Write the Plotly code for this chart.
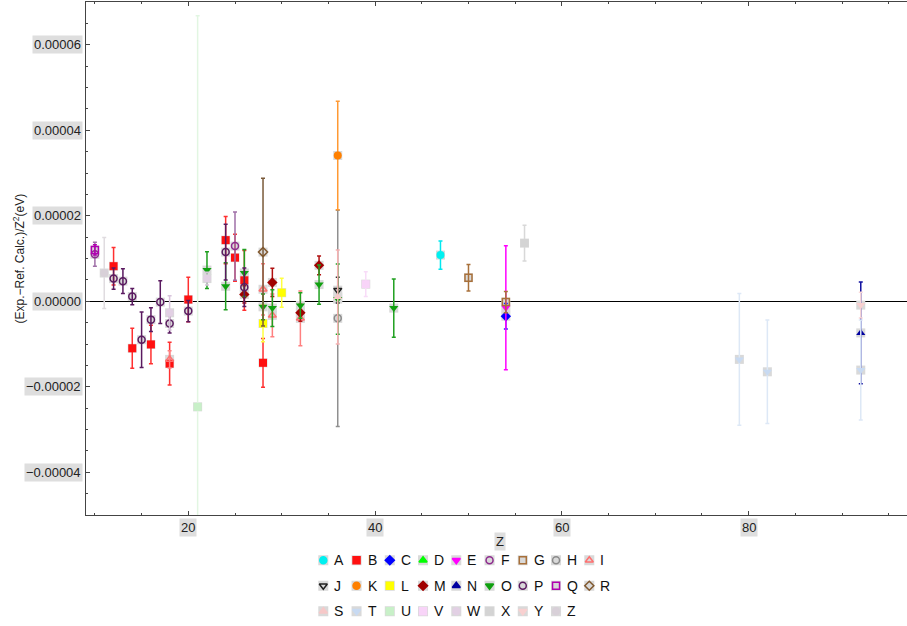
import plotly.graph_objects as go

SCALE = 1e-5  # values below are in units of 1e-5 eV

SERIES = list("ABCDEFGHIJKLMNOPQRSTUVWXYZ")

z_A = [47]; y_A = [1.08]; e_A = [0.33]
z_B = [12, 14, 16, 18, 20, 24, 25, 26, 28]
y_B = [0.82, -1.10, -1.01, -1.46, 0.04, 1.43, 1.02, 0.49, -1.44]
e_B = [0.44, 0.47, 0.45, 0.50, 0.52, 0.55, 0.55, 0.70, 0.57]
z_C = [54]; y_C = [-0.35]; e_C = [0.30]
z_D = []; y_D = []; e_D = []
z_E = [54]; y_E = [-0.15]; e_E = [1.45]
z_F = [10, 25]; y_F = [1.10, 1.29]; e_F = [0.28, 0.80]
z_G = [50, 54]; y_G = [0.55, -0.02]; e_G = [0.31, 0.25]
z_H = [36]; y_H = [-0.40]; e_H = [2.53]
z_I = [18, 28, 29, 32]; y_I = [-1.36, 0.28, -0.33, -0.40]; e_I = [0.20, 0.60, 0.50, 0.64]
z_J = [36]; y_J = [0.26]; e_J = [0.30]
z_K = [36]; y_K = [3.41]; e_K = [1.27]
z_L = [28, 30]; y_L = [-0.52, 0.20]; e_L = [0.43, 0.34]
z_M = [26, 29, 32, 34]; y_M = [0.16, 0.44, -0.27, 0.84]; e_M = [0.20, 0.33, 0.20, 0.22]
z_N = [92]; y_N = [-0.74]; e_N = [1.19]
z_O = [22, 24, 26, 28, 29, 32, 34, 36, 42]
y_O = [0.73, 0.35, 0.66, -0.13, -0.16, -0.10, 0.39, 0.05, -0.16]
e_O = [0.43, 0.55, 0.55, 0.30, 0.43, 0.30, 0.46, 0.82, 0.68]
z_P = [12, 13, 14, 15, 16, 17, 18, 20, 24, 26]
y_P = [0.53, 0.47, 0.11, -0.90, -0.43, -0.02, -0.52, -0.23, 1.15, 0.33]
e_P = [0.25, 0.29, 0.19, 0.65, 0.28, 0.50, 0.22, 0.25, 0.65, 0.45]
z_Q = [10]; y_Q = [1.20]; e_Q = [0.12]
z_R = [28]; y_R = [1.15]; e_R = [1.73]
z_S = [36]; y_S = [0.10]; e_S = [1.10]
z_T = [79, 82, 92]; y_T = [-1.36, -1.65, -1.61]; e_T = [1.54, 1.21, 1.17]
z_U = [21]; y_U = [-2.47]; e_U = [9.15]
z_V = [39]; y_V = [0.40]; e_V = [0.29]
z_W = [18, 22]; y_W = [-0.27, 0.53]; e_W = [0.40, 0.15]
z_X = [56]; y_X = [1.36]; e_X = [0.42]
z_Y = [92]; y_Y = [-0.09]; e_Y = [0.30]
z_Z = [11]; y_Z = [0.66]; e_Z = [0.83]

Y_TICKS = [-4e-5, -2e-5, 0, 2e-5, 4e-5, 6e-5]
Y_TICK_LABELS = ["\u22120.00004", "\u22120.00002", "0.00000", "0.00002", "0.00004", "0.00006"]
X_TICKS = [20, 40, 60, 80]
X_TICK_LABELS = ["20", "40", "60", "80"]

DATA = {s: (globals()["z_" + s], globals()["y_" + s], globals()["e_" + s]) for s in SERIES}

# styles: (symbol, marker colour, error-bar colour)
STYLE = {
    "A": ("circle", "#00f0f0", "#00e8f0"),
    "B": ("square", "#ff1010", "#ff3030"),
    "C": ("diamond", "#0000ff", "#2020ff"),
    "D": ("triangle-up", "#00ff00", "#00ff00"),
    "E": ("triangle-down", "#ff00ff", "#ff00ff"),
    "F": ("circle-open", "#8e2a8e", "#a070a8"),
    "G": ("square-open", "#a8703a", "#a8703a"),
    "H": ("circle-open", "#8a8a8a", "#8f8f8f"),
    "I": ("triangle-up-open", "#ff7070", "#ff8080"),
    "J": ("triangle-down-open", "#202020", "#303030"),
    "K": ("circle", "#ff8000", "#ff9933"),
    "L": ("square", "#ffff00", "#ffff40"),
    "M": ("diamond", "#a00000", "#b01010"),
    "N": ("triangle-up", "#0000a0", "#1010a0"),
    "O": ("triangle-down", "#10a010", "#20a020"),
    "P": ("circle-open", "#5a1a60", "#5a1a60"),
    "Q": ("square-open", "#b000b0", "#b000b0"),
    "R": ("diamond-open", "#80582e", "#7a5a3a"),
    "S": ("triangle-up", "#f6c8c8", "#f4b0b0"),
    "T": ("triangle-down", "#c8daf2", "#dde8f6"),
    "U": ("square", "#c8f0c8", "#e2f6e2"),
    "V": ("square", "#f8d4f8", "#f8dcf8"),
    "W": ("circle", "#e2d0e4", "#d8c4dc"),
    "X": ("square", "#d4d4d4", "#d8d8d8"),
    "Y": ("triangle-down", "#f8d0d0", "#f8d8d8"),
    "Z": ("circle", "#d8d0d8", "#e0dce0"),
}

FONT = "Liberation Sans, Arial, sans-serif"
BOX = "#d9d9d9"

fig = go.Figure()

# grey backing squares behind every data marker
all_z, all_y = [], []
for s in SERIES:
    zz, yy, _ = DATA[s]
    all_z += zz
    all_y += [v * SCALE for v in yy]
fig.add_trace(go.Scatter(x=all_z, y=all_y, mode="markers", hoverinfo="skip",
                         marker=dict(symbol="square", size=9, color=BOX),
                         showlegend=False))

for s in SERIES:
    zz, yy, ee = DATA[s]
    sym, col, ecol = STYLE[s]
    is_open = sym.endswith("-open")
    fig.add_trace(go.Scatter(
        x=zz, y=[v * SCALE for v in yy], name=s, mode="markers",
        error_y=dict(type="data", array=[v * SCALE for v in ee], visible=True,
                     color=ecol, thickness=1.5, width=2),
        marker=dict(symbol=sym, size=7 if is_open else 8, color=col,
                    line=dict(width=1.5 if is_open else 0, color=col)),
        showlegend=False,
    ))

# hand-built legend (3 rows x 9 columns) on a helper axis pair
N_COLS = 9
leg_x = [i % N_COLS for i in range(len(SERIES))]
leg_y = [-(i // N_COLS) for i in range(len(SERIES))]
fig.add_trace(go.Scatter(x=leg_x, y=leg_y, xaxis="x2", yaxis="y2", mode="markers",
                         hoverinfo="skip", showlegend=False,
                         marker=dict(symbol="square", size=10, color=BOX)))
fig.add_trace(go.Scatter(
    x=leg_x, y=leg_y, xaxis="x2", yaxis="y2", mode="markers", hoverinfo="skip",
    showlegend=False,
    marker=dict(symbol=[STYLE[s][0] for s in SERIES], size=7,
                color=[STYLE[s][1] for s in SERIES],
                line=dict(width=1.5, color=[STYLE[s][1] for s in SERIES]))))

annotations = []
for s, lx, ly in zip(SERIES, leg_x, leg_y):
    annotations.append(dict(text=s, x=lx + 0.27, y=ly, xref="x2", yref="y2",
                            xanchor="left", yanchor="middle", showarrow=False,
                            font=dict(size=14, color="#111", family=FONT)))

W, H, L, B, T = 907, 626, 86, 0, 2
plot_h = H - T - B
def py(p):  # pixel row -> paper y
    return (H - B - p) / plot_h
def px(p):  # pixel column -> paper x
    return (p - L) / (W - L)

for v, t in zip(Y_TICKS, Y_TICK_LABELS):
    annotations.append(dict(text=t, x=px(83), xref="paper", y=v, yref="y",
                            xanchor="right", yanchor="middle", showarrow=False,
                            bgcolor="#dedede", borderpad=1,
                            font=dict(size=13, color="#222", family=FONT)))
for v, t in zip(X_TICKS, X_TICK_LABELS):
    annotations.append(dict(text=t, x=v, xref="x", y=py(527), yref="paper",
                            xanchor="center", yanchor="middle", showarrow=False,
                            bgcolor="#dedede", borderpad=1,
                            font=dict(size=13, color="#222", family=FONT)))
annotations.append(dict(text="Z", x=px(500), xref="paper", y=py(541), yref="paper",
                        xanchor="center", yanchor="middle", showarrow=False,
                        bgcolor="#dedede", borderpad=1,
                        font=dict(size=13, color="#222", family=FONT)))
annotations.append(dict(text="(Exp.\u2212Ref. Calc.)/Z<sup>2</sup>(eV)", x=px(18), xref="paper",
                        y=py(258.5), yref="paper", textangle=-90,
                        xanchor="center", yanchor="middle", showarrow=False,
                        font=dict(size=12, color="#222", family=FONT)))

AX = "#444"
fig.update_layout(
    width=W, height=H,
    margin=dict(l=L, r=0, t=T, b=B, autoexpand=False),
    paper_bgcolor="white", plot_bgcolor="white",
    showlegend=False,
    font=dict(family=FONT, size=13, color="#222"),
    xaxis=dict(domain=[0, 1], range=[9.047, 96.95], anchor="y",
               showline=True, linecolor=AX, linewidth=1, mirror="ticks",
               ticks="inside", ticklen=4, tickcolor=AX, tick0=0, dtick=20,
               showticklabels=False, showgrid=False, zeroline=False,
               minor=dict(ticks="inside", ticklen=2, tickcolor=AX, dtick=5, tick0=0, showgrid=False)),
    yaxis=dict(domain=[py(515), 1], range=[-5e-5, 7e-5], anchor="x",
               showline=True, linecolor=AX, linewidth=1, mirror=False,
               ticks="inside", ticklen=4, tickcolor=AX, tick0=0, dtick=2e-5,
               showticklabels=False, showgrid=False,
               zeroline=True, zerolinecolor="black", zerolinewidth=1.3,
               minor=dict(ticks="inside", ticklen=2, tickcolor=AX, dtick=0.5e-5, tick0=0, showgrid=False)),
    xaxis2=dict(domain=[px(323.3 - 0.5 * 33.25), px(323.3 + 8.5 * 33.25)], range=[-0.5, 8.5],
                anchor="y2", visible=False, fixedrange=True),
    yaxis2=dict(domain=[py(624), py(547.5)], range=[-2.5, 0.5], anchor="x2",
                visible=False, fixedrange=True),
    annotations=annotations,
)

fig.write_html("out.html", config={"displayModeBar": False},
               post_script="document.body.style.margin='0';")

———

Written exercise: Restate the data word for word from its first line through the line with "z_Z = [11]; y_Z = [0.66]; e_Z = [0.83]", leaving out any picture along the way.

Answer to this task:
Write the Plotly code for this chart.
import plotly.graph_objects as go

SCALE = 1e-5  # values below are in units of 1e-5 eV

SERIES = list("ABCDEFGHIJKLMNOPQRSTUVWXYZ")

z_A = [47]; y_A = [1.08]; e_A = [0.33]
z_B = [12, 14, 16, 18, 20, 24, 25, 26, 28]
y_B = [0.82, -1.10, -1.01, -1.46, 0.04, 1.43, 1.02, 0.49, -1.44]
e_B = [0.44, 0.47, 0.45, 0.50, 0.52, 0.55, 0.55, 0.70, 0.57]
z_C = [54]; y_C = [-0.35]; e_C = [0.30]
z_D = []; y_D = []; e_D = []
z_E = [54]; y_E = [-0.15]; e_E = [1.45]
z_F = [10, 25]; y_F = [1.10, 1.29]; e_F = [0.28, 0.80]
z_G = [50, 54]; y_G = [0.55, -0.02]; e_G = [0.31, 0.25]
z_H = [36]; y_H = [-0.40]; e_H = [2.53]
z_I = [18, 28, 29, 32]; y_I = [-1.36, 0.28, -0.33, -0.40]; e_I = [0.20, 0.60, 0.50, 0.64]
z_J = [36]; y_J = [0.26]; e_J = [0.30]
z_K = [36]; y_K = [3.41]; e_K = [1.27]
z_L = [28, 30]; y_L = [-0.52, 0.20]; e_L = [0.43, 0.34]
z_M = [26, 29, 32, 34]; y_M = [0.16, 0.44, -0.27, 0.84]; e_M = [0.20, 0.33, 0.20, 0.22]
z_N = [92]; y_N = [-0.74]; e_N = [1.19]
z_O = [22, 24, 26, 28, 29, 32, 34, 36, 42]
y_O = [0.73, 0.35, 0.66, -0.13, -0.16, -0.10, 0.39, 0.05, -0.16]
e_O = [0.43, 0.55, 0.55, 0.30, 0.43, 0.30, 0.46, 0.82, 0.68]
z_P = [12, 13, 14, 15, 16, 17, 18, 20, 24, 26]
y_P = [0.53, 0.47, 0.11, -0.90, -0.43, -0.02, -0.52, -0.23, 1.15, 0.33]
e_P = [0.25, 0.29, 0.19, 0.65, 0.28, 0.50, 0.22, 0.25, 0.65, 0.45]
z_Q = [10]; y_Q = [1.20]; e_Q = [0.12]
z_R = [28]; y_R = [1.15]; e_R = [1.73]
z_S = [36]; y_S = [0.10]; e_S = [1.10]
z_T = [79, 82, 92]; y_T = [-1.36, -1.65, -1.61]; e_T = [1.54, 1.21, 1.17]
z_U = [21]; y_U = [-2.47]; e_U = [9.15]
z_V = [39]; y_V = [0.40]; e_V = [0.29]
z_W = [18, 22]; y_W = [-0.27, 0.53]; e_W = [0.40, 0.15]
z_X = [56]; y_X = [1.36]; e_X = [0.42]
z_Y = [92]; y_Y = [-0.09]; e_Y = [0.30]
z_Z = [11]; y_Z = [0.66]; e_Z = [0.83]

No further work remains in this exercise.